While the precise format of any future contracts has not yet been decided, what has been decided is that we would not have been able to reduce our unemployment when it was at its height and was handed to us in 2011. A total of 457,000 people were out of work on that day. We had in excess of 200,000 people on the long-term unemployment register. Now the figure is down to what we have today, which is 5.3%. The reduction would have been impossible without the absolute expertise, experience and commitment of the people who work in our local employment services and job clubs.

I take it from what the Minister has said that the tendering process is going to be found that will allow community based programmes to tender. I take it the process will not be totally on a privatised basis. Is that what I can take from the response of the Minister? If that is the case, then it is most welcome but that does not seem to be the way the Department has been going. I call on the Minister to confirm that will be the case and that local employment services will be entitled to tender and apply under the process. I trust they will be given favourable consideration or will be able to compete with privatised firms. I do not think that is the way it will happen but maybe I am wrong or will be proved to be wrong. I would be delighted if the Minister were to prove me wrong.

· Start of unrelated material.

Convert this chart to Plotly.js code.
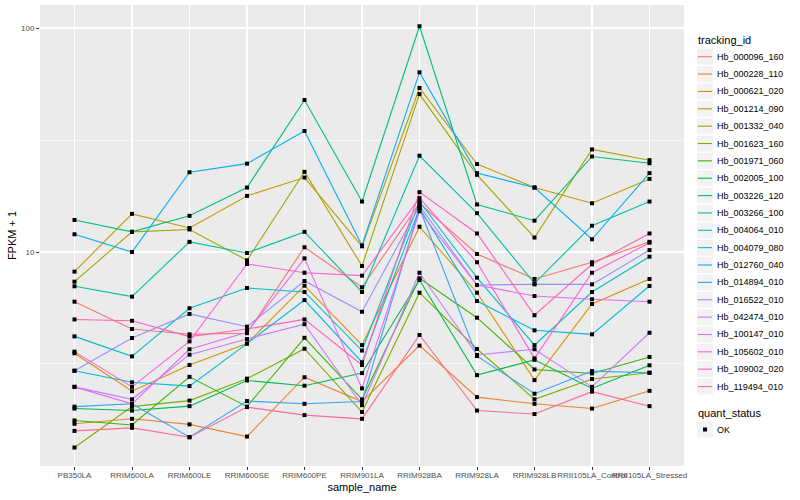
<!DOCTYPE html>
<html>
<head>
<meta charset="utf-8">
<script src="https://cdn.plot.ly/plotly-3.0.1.min.js"></script>
<style>html,body{margin:0;padding:0;background:#fff}#chart{width:800px;height:500px}</style>
</head>
<body>
<div id="chart"></div>
<script>
const samples = ["PB350LA","RRIM600LA","RRIM600LE","RRIM600SE","RRIM600PE","RRIM901LA","RRIM928BA","RRIM928LA","RRIM928LB","RRII105LA_Control","RRII105LA_Stressed"];

const Hb_000096_160 = [6.0, 4.53, 4.29, 4.34, 10.5, 6.96, 16.5, 9.8, 7.58, 9.0, 11.1];
const Hb_000228_110 = [1.71, 1.80, 1.70, 1.50, 2.76, 2.15, 3.82, 2.25, 2.10, 2.0, 2.40];
const Hb_000621_020 = [3.53, 2.39, 3.13, 3.90, 7.07, 3.84, 12.97, 6.58, 2.68, 5.86, 7.58];
const Hb_001214_090 = [8.17, 14.8, 12.8, 17.8, 21.5, 10.6, 54.0, 24.7, 19.4, 16.5, 21.2];
const Hb_001332_040 = [7.37, 12.3, 12.6, 9.18, 22.8, 8.66, 50.7, 22.1, 11.6, 28.7, 25.7];
const Hb_001623_160 = [1.34, 2.04, 2.17, 2.72, 3.70, 1.93, 6.58, 3.69, 2.20, 2.71, 2.89];
const Hb_001971_060 = [1.77, 1.69, 2.77, 2.04, 4.14, 2.20, 7.63, 5.09, 2.99, 2.87, 3.40];
const Hb_002005_100 = [2.0, 1.96, 2.05, 2.67, 2.53, 2.88, 7.5, 2.82, 3.30, 2.46, 3.12];
const Hb_003226_120 = [13.9, 12.3, 14.5, 19.4, 47.7, 16.8, 101.8, 16.3, 13.8, 26.7, 24.9];
const Hb_003266_100 = [7.03, 6.32, 11.1, 9.9, 12.3, 6.63, 26.9, 14.9, 7.25, 13.1, 16.8];
const Hb_004064_010 = [4.2, 3.42, 5.61, 6.91, 6.63, 3.63, 16.8, 7.68, 3.84, 6.63, 9.53];
const Hb_004079_080 = [2.95, 2.62, 2.52, 3.90, 6.10, 3.22, 15.7, 6.04, 4.47, 4.29, 7.05];
const Hb_012760_040 = [12.0, 10.0, 22.7, 24.8, 34.7, 10.7, 63.4, 22.5, 19.4, 11.4, 22.5];
const Hb_014894_010 = [2.04, 2.10, 1.49, 2.16, 2.10, 2.15, 15.7, 3.43, 2.33, 2.94, 2.89];
const Hb_016522_010 = [2.95, 4.13, 5.29, 4.64, 7.42, 5.41, 16.1, 7.12, 7.17, 7.17, 10.2];
const Hb_042474_010 = [2.50, 2.20, 3.48, 4.09, 4.76, 2.07, 8.08, 3.47, 3.68, 2.50, 4.36];
const Hb_100147_010 = [2.50, 2.10, 3.68, 4.38, 9.37, 2.46, 15.2, 7.12, 6.36, 6.15, 6.0];
const Hb_105602_010 = [3.59, 2.50, 3.99, 8.84, 8.08, 7.84, 17.4, 9.0, 3.35, 8.08, 11.0];
const Hb_109002_020 = [5.0, 4.93, 4.19, 4.53, 5.0, 3.13, 18.5, 12.1, 5.22, 8.81, 12.1];
const Hb_119494_010 = [1.59, 1.64, 1.49, 2.03, 1.87, 1.80, 4.26, 1.96, 1.89, 2.38, 2.05];

const trackingIds = ["Hb_000096_160","Hb_000228_110","Hb_000621_020","Hb_001214_090","Hb_001332_040","Hb_001623_160","Hb_001971_060","Hb_002005_100","Hb_003226_120","Hb_003266_100","Hb_004064_010","Hb_004079_080","Hb_012760_040","Hb_014894_010","Hb_016522_010","Hb_042474_010","Hb_100147_010","Hb_105602_010","Hb_109002_020","Hb_119494_010"];
const seriesValues = [Hb_000096_160,Hb_000228_110,Hb_000621_020,Hb_001214_090,Hb_001332_040,Hb_001623_160,Hb_001971_060,Hb_002005_100,Hb_003226_120,Hb_003266_100,Hb_004064_010,Hb_004079_080,Hb_012760_040,Hb_014894_010,Hb_016522_010,Hb_042474_010,Hb_100147_010,Hb_105602_010,Hb_109002_020,Hb_119494_010];
const quantStatus = ["OK"];

const palette = ["#F8766D","#EA8331","#D89000","#C09B00","#A3A500","#7CAE00","#39B600","#00BB4E","#00BF7D","#00C1A3","#00BFC4","#00BAE0","#00B0F6","#35A2FF","#9590FF","#C77CFF","#E76BF3","#FA62DB","#FF62BC","#FF6C91"];

const traces = [];
trackingIds.forEach((id, i) => {
  traces.push({type:'scatter', mode:'lines', x:samples, y:seriesValues[i], name:id,
    line:{color:palette[i], width:1.1}, showlegend:false, hoverinfo:'skip'});
});
trackingIds.forEach((id, i) => {
  traces.push({type:'scatter', mode:'markers', x:samples, y:seriesValues[i], name:id,
    marker:{color:'#000', symbol:'square', size:4}, showlegend:false, hoverinfo:'skip'});
});

// plot area geometry (pixels) used for the hand-built ggplot-style legend
const M = {l:40, r:116, t:5, b:34};
const W = 800 - M.l - M.r, H = 500 - M.t - M.b;
const px = x => (x - M.l) / W;
const py = y => (500 - M.b - y) / H;

const font = "Liberation Sans, Arial, sans-serif";
const shapes = [];
const annotations = [];
const keyX0 = 697, keyX1 = 713, keyH = 16, textX = 715;
const firstY = 56.7, step = 17.36;

annotations.push({xref:'paper', yref:'paper', x:px(695.5), y:py(40.5), xanchor:'left', yanchor:'middle',
  text:'tracking_id', showarrow:false, font:{family:font, size:11, color:'#000'}});
trackingIds.forEach((id, i) => {
  const cy = firstY + i * step;
  shapes.push({type:'rect', xref:'paper', yref:'paper', x0:px(keyX0), x1:px(keyX1),
    y0:py(cy - keyH/2), y1:py(cy + keyH/2), fillcolor:'#F2F2F2', line:{width:0}, layer:'below'});
  shapes.push({type:'line', xref:'paper', yref:'paper', x0:px(keyX0 + 1), x1:px(keyX1 - 1),
    y0:py(cy), y1:py(cy), line:{color:palette[i], width:1.1}});
  annotations.push({xref:'paper', yref:'paper', x:px(textX), y:py(cy), xanchor:'left', yanchor:'middle',
    text:id, showarrow:false, font:{family:font, size:9, color:'#000'}});
});
const qTitleY = 412.7, qItemY = 429.5;
annotations.push({xref:'paper', yref:'paper', x:px(695.5), y:py(qTitleY), xanchor:'left', yanchor:'middle',
  text:'quant_status', showarrow:false, font:{family:font, size:11, color:'#000'}});
shapes.push({type:'rect', xref:'paper', yref:'paper', x0:px(keyX0), x1:px(keyX1),
  y0:py(qItemY - keyH/2), y1:py(qItemY + keyH/2), fillcolor:'#F2F2F2', line:{width:0}, layer:'below'});
shapes.push({type:'rect', xref:'paper', yref:'paper', x0:px(703), x1:px(707),
  y0:py(qItemY - 2), y1:py(qItemY + 2), fillcolor:'#000', line:{width:0}});
annotations.push({xref:'paper', yref:'paper', x:px(textX), y:py(qItemY), xanchor:'left', yanchor:'middle',
  text:quantStatus[0], showarrow:false, font:{family:font, size:9, color:'#000'}});

const layout = {
  width:800, height:500,
  margin:M,
  paper_bgcolor:'#fff', plot_bgcolor:'#EBEBEB',
  font:{family:font, size:9, color:'#000'},
  xaxis:{type:'category', range:[-0.6, 10.6], showgrid:true, gridcolor:'#fff', gridwidth:1.1,
    zeroline:false, showline:false, ticks:'outside', ticklen:3, tickcolor:'#333', tickwidth:1,
    tickangle:0, ticklabelstandoff:-2, tickfont:{family:font, size:8, color:'#4D4D4D'},
    title:{text:'sample_name', font:{family:font, size:11, color:'#000'}, standoff:4}},
  yaxis:{type:'log', range:[0.0446, 2.1027], tickvals:[10,100], ticktext:['10','100'],
    showgrid:true, gridcolor:'#fff', gridwidth:1.1, zeroline:false, showline:false,
    ticks:'outside', ticklen:3, tickcolor:'#333', tickwidth:1,
    tickfont:{family:font, size:8, color:'#4D4D4D'},
    minor:{tickmode:'array', tickvals:[3.1623, 31.623], showgrid:true, gridcolor:'#fff', gridwidth:0.5, ticks:''},
    title:{text:'FPKM + 1', font:{family:font, size:11, color:'#000'}, standoff:2}},
  shapes:shapes,
  annotations:annotations,
  showlegend:false
};
Plotly.newPlot('chart', traces, layout, {displayModeBar:false, staticPlot:true});
</script>
</body>
</html>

If she has a contrary view, I would be delighted to hear it.

I hope I have been here long enough to prove the Deputy wrong. Last Thursday, I met representatives from the Irish Local Development Network, ILDN, jobs clubs and CV clubs, which are in all counties and provide invaluable services that Intreo offices and JobPath cannot provide. No two jobseekers have the same barriers to employment so the services the State offers need to recognise that and complement each other. The services that might be suitable for Deputy Pringle might not be suitable for the Deputy sitting beside him, or for me. We need to ensure the complexity of issues facing people who still cannot find work is addressed in the next generation of activation and that employment opportunities, supports and training are available.

The Deputy asked if I would ensure certain people apply for the tender. Nobody is stopping them from applying for the tender but I will make sure they get the support they need to ensure they have the capacity to apply for the tender. No tender has been decided yet and there may not just be one tender, on account of the fact that, as I said, one size does not fit all. We see these services, which we have relied upon since their establishment 35 years ago, very much continuing into the future.

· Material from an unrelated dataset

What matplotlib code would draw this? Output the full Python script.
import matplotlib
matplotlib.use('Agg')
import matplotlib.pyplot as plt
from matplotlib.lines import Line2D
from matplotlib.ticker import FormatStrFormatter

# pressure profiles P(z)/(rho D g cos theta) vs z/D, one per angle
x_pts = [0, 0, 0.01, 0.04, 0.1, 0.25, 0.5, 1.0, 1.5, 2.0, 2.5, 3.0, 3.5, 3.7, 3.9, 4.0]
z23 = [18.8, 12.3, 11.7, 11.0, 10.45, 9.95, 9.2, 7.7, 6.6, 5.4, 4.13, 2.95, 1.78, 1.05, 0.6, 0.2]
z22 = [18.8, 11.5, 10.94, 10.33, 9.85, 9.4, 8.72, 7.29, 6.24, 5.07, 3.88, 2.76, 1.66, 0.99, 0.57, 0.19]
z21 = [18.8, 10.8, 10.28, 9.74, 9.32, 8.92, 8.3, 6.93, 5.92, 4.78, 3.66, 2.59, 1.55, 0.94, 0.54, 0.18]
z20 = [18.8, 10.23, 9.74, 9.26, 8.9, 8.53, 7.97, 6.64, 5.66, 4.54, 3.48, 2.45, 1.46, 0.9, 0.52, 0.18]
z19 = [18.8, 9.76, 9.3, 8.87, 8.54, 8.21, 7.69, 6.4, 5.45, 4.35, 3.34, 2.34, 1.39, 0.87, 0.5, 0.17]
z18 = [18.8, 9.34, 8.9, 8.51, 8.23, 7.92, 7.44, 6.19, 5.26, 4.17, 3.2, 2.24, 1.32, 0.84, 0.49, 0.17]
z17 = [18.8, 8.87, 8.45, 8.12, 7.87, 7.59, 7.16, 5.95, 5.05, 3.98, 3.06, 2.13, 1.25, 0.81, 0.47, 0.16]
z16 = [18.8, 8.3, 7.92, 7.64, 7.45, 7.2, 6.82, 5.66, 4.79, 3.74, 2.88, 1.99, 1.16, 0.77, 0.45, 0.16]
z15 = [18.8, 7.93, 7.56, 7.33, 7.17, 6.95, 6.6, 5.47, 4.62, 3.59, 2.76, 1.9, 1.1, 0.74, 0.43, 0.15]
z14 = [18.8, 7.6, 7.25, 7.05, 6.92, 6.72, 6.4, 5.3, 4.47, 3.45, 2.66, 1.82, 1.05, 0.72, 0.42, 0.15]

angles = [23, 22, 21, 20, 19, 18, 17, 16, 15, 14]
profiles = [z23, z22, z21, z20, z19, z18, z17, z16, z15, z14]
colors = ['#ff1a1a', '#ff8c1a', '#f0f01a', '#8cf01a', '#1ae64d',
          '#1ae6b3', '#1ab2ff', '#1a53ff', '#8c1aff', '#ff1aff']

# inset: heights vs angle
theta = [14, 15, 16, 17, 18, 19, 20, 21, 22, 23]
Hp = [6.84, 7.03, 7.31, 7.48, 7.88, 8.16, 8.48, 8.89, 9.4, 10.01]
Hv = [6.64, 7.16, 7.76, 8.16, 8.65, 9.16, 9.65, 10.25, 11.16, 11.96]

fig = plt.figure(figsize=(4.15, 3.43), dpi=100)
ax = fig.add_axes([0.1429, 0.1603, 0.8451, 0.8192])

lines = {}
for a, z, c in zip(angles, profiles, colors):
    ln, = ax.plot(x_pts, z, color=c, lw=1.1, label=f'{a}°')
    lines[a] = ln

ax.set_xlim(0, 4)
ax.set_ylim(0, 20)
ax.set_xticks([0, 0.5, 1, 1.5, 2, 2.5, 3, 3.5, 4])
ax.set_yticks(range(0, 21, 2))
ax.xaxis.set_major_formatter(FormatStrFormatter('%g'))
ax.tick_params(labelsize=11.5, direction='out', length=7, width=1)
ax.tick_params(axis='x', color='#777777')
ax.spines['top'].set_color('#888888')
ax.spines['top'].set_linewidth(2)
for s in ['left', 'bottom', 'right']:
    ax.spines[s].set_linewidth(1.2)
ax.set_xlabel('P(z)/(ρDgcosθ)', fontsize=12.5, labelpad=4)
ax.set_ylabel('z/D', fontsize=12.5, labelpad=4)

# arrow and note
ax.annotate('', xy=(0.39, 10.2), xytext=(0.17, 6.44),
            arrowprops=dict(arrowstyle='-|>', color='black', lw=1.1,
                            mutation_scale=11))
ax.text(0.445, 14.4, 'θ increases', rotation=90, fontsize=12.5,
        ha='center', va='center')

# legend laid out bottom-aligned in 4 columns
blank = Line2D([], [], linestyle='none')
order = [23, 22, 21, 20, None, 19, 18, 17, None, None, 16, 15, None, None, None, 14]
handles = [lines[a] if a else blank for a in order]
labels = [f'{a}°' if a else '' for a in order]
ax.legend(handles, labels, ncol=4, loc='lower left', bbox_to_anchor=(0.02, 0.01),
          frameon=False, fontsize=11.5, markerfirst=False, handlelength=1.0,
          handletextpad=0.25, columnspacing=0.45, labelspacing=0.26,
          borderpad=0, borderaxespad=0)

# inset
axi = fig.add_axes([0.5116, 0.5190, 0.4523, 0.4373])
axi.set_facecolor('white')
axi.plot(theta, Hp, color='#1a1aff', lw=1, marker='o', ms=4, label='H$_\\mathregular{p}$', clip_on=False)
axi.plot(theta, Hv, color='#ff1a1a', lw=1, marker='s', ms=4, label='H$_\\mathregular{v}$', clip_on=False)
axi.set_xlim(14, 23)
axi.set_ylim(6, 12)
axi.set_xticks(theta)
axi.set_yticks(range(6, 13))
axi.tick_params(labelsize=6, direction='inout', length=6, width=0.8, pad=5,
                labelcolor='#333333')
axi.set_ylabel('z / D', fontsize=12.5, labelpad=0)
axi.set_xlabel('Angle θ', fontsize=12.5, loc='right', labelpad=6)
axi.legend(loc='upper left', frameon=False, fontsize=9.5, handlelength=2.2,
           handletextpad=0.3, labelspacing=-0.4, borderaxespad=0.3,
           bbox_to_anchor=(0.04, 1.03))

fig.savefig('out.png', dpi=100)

I am glad to hear the tendering process will be fair and that the people to whom I referred can compete for them. I am interested in the Minister's comments to the effect that no two jobseekers are the same. It is a pity she does not tell JobPath that, because JobPath behaves in a way that suits its own needs. The local employment schemes are very successful and very important, especially as regards the local model they use. The Indecon report showed them to be financially viable and more viable than JobPath, with a cost of €2,544 per placement and a referral rate of 28.8%, compared with a cost per placement at JobPath of €3,718 and a referral rate of 18%. The local schemes provided more employment for €1,200 less and that is vitally important.

I do not know what the obsession is with trying to make everybody be the same.

The Minister should tell JobPath that.

I am talking about the Deputy's comparison of local employment schemes with jobs clubs, Intreo and JobPath. We have a range of services because we have a range of people with different barriers to getting employment. It is for this reason that we have back to education allowances, job incentive schemes, training opportunities, employment opportunities, youth employment support schemes, over-55s clubs, etc. There are different barriers for different age groups and different geographical areas. We cannot compare apples and oranges and expect to get the same results. The people we send to JobPath are the long-term unemployed who have different barriers to employment from those we send to local employment schemes or CV clubs.

In the near future, I want to see a rationalisation and the finalisation of our offerings in the form of activation services for the next generation and there will be a place for all our services in that.